---------- Source material

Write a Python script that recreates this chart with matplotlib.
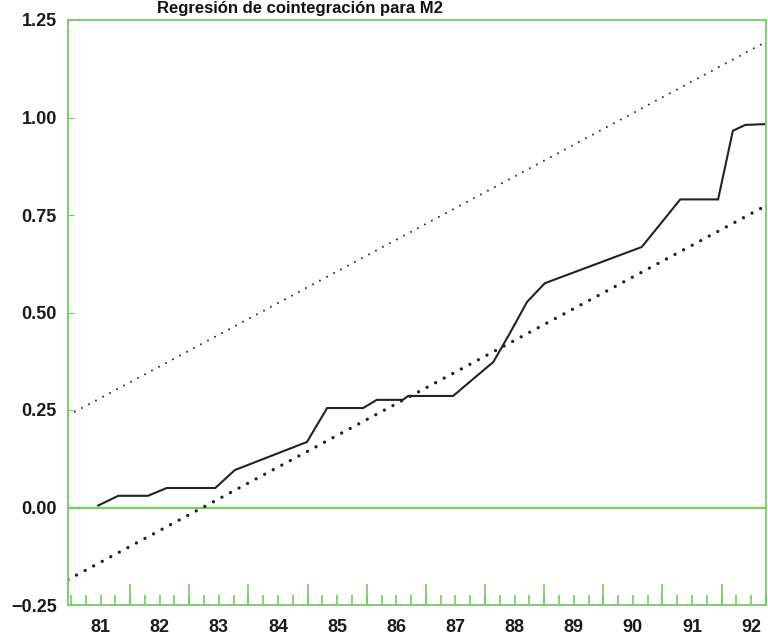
# Regresión de cointegración para M2 - recreación del gráfico escaneado
import matplotlib
matplotlib.use('Agg')
import matplotlib.pyplot as plt

# --- Datos ---
# serie observada (años decimales) y sus valores
fechas = [1981.46, 1981.80, 1982.30, 1982.62, 1983.44, 1983.77, 1984.99, 1985.33,
          1985.94, 1986.17, 1986.61, 1986.70, 1987.46, 1987.92, 1988.14, 1988.42,
          1988.71, 1989.01, 1990.65, 1991.30, 1991.94, 1992.19, 1992.40, 1992.75]
valores = [0.005, 0.03, 0.03, 0.05, 0.05, 0.096, 0.168, 0.255,
           0.255, 0.276, 0.276, 0.286, 0.286, 0.345, 0.373, 0.447,
           0.527, 0.575, 0.668, 0.79, 0.79, 0.966, 0.981, 0.983]

# rectas de tendencia (extremos)
fechas_tendencia = [1980.95, 1992.75]
banda_superior = [0.236, 1.194]
banda_inferior = [-0.185, 0.774]

anios = list(range(1981, 1993))
etiquetas_anios = [str(a)[2:] for a in anios]
ticks_y = [-0.25, 0.0, 0.25, 0.50, 0.75, 1.00, 1.25]

VERDE = '#6fcf5f'
FUENTE = ['Liberation Sans Narrow', 'Liberation Sans', 'DejaVu Sans']

fig = plt.figure(figsize=(7.68, 6.39), dpi=100)
ax = fig.add_axes([68 / 768, 1 - 605 / 639, 698 / 768, 585 / 639])

# líneas
ax.plot(fechas, valores, color='#222222', linewidth=1.5, solid_joinstyle='miter')
ax.plot(fechas_tendencia, banda_superior, color='#333333', linewidth=1.5,
        linestyle=(0, (0.01, 3.8)), dash_capstyle='round')
ax.plot(fechas_tendencia, banda_inferior, color='#222222', linewidth=2.4,
        linestyle=(0, (0.01, 2.9)), dash_capstyle='round')
ax.axhline(0.0, color=VERDE, linewidth=1.6, zorder=1)

ax.set_xlim(1980.95, 1992.75)
ax.set_ylim(-0.25, 1.25)

# ejes verdes
for lado in ['left', 'right', 'top', 'bottom']:
    ax.spines[lado].set_color(VERDE)
    ax.spines[lado].set_linewidth(1.3)

# eje y
ax.set_yticks(ticks_y)
ax.set_yticklabels(['\u22120.25', '0.00', '0.25', '0.50', '0.75', '1.00', '1.25'])
ax.tick_params(axis='y', direction='in', length=4, color=VERDE, pad=8)

# eje x: etiquetas centradas en cada año, marcas trimestrales
ax.xaxis.remove_overlapping_locs = False
ax.set_xticks([a + 0.5 for a in anios])
ax.set_xticklabels(etiquetas_anios)
ax.set_xticks([a + q / 4 for a in range(1981, 1993) for q in range(4)], minor=True)
ax.tick_params(axis='x', which='major', length=0, pad=10)
ax.tick_params(axis='x', which='minor', direction='in', length=7, color=VERDE, width=1.2)

# marcas largas al inicio de cada año
sec = ax.secondary_xaxis('bottom')
sec.set_xticks(anios[1:])
sec.set_xticklabels([])
sec.tick_params(direction='in', length=15, color=VERDE, width=1.2)
sec.spines['bottom'].set_visible(False)

for lab in ax.get_xticklabels() + ax.get_yticklabels():
    lab.set_family(FUENTE)
    lab.set_fontweight('bold')
    lab.set_fontsize(13)
    lab.set_color('#1a1a1a')

# título
fig.text(0.39, 1 - 13 / 639, 'Regresión de cointegración para M2', ha='center',
         va='baseline', fontsize=12, fontweight='bold', family=FUENTE, color='#111111')

fig.savefig('out.png', dpi=100)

--------------------

▸ Required work: Write down every line from the opening of the listing to the line with "ax = fig.add_axes([68", both included, and nothing else; the pictures are omitted.

▸ Exercise result:
Write a Python script that recreates this chart with matplotlib.
# Regresión de cointegración para M2 - recreación del gráfico escaneado
import matplotlib
matplotlib.use('Agg')
import matplotlib.pyplot as plt

# --- Datos ---
# serie observada (años decimales) y sus valores
fechas = [1981.46, 1981.80, 1982.30, 1982.62, 1983.44, 1983.77, 1984.99, 1985.33,
          1985.94, 1986.17, 1986.61, 1986.70, 1987.46, 1987.92, 1988.14, 1988.42,
          1988.71, 1989.01, 1990.65, 1991.30, 1991.94, 1992.19, 1992.40, 1992.75]
valores = [0.005, 0.03, 0.03, 0.05, 0.05, 0.096, 0.168, 0.255,
           0.255, 0.276, 0.276, 0.286, 0.286, 0.345, 0.373, 0.447,
           0.527, 0.575, 0.668, 0.79, 0.79, 0.966, 0.981, 0.983]

# rectas de tendencia (extremos)
fechas_tendencia = [1980.95, 1992.75]
banda_superior = [0.236, 1.194]
banda_inferior = [-0.185, 0.774]

anios = list(range(1981, 1993))
etiquetas_anios = [str(a)[2:] for a in anios]
ticks_y = [-0.25, 0.0, 0.25, 0.50, 0.75, 1.00, 1.25]

VERDE = '#6fcf5f'
FUENTE = ['Liberation Sans Narrow', 'Liberation Sans', 'DejaVu Sans']

fig = plt.figure(figsize=(7.68, 6.39), dpi=100)
ax = fig.add_axes([68 / 768, 1 - 605 / 639, 698 / 768, 585 / 639])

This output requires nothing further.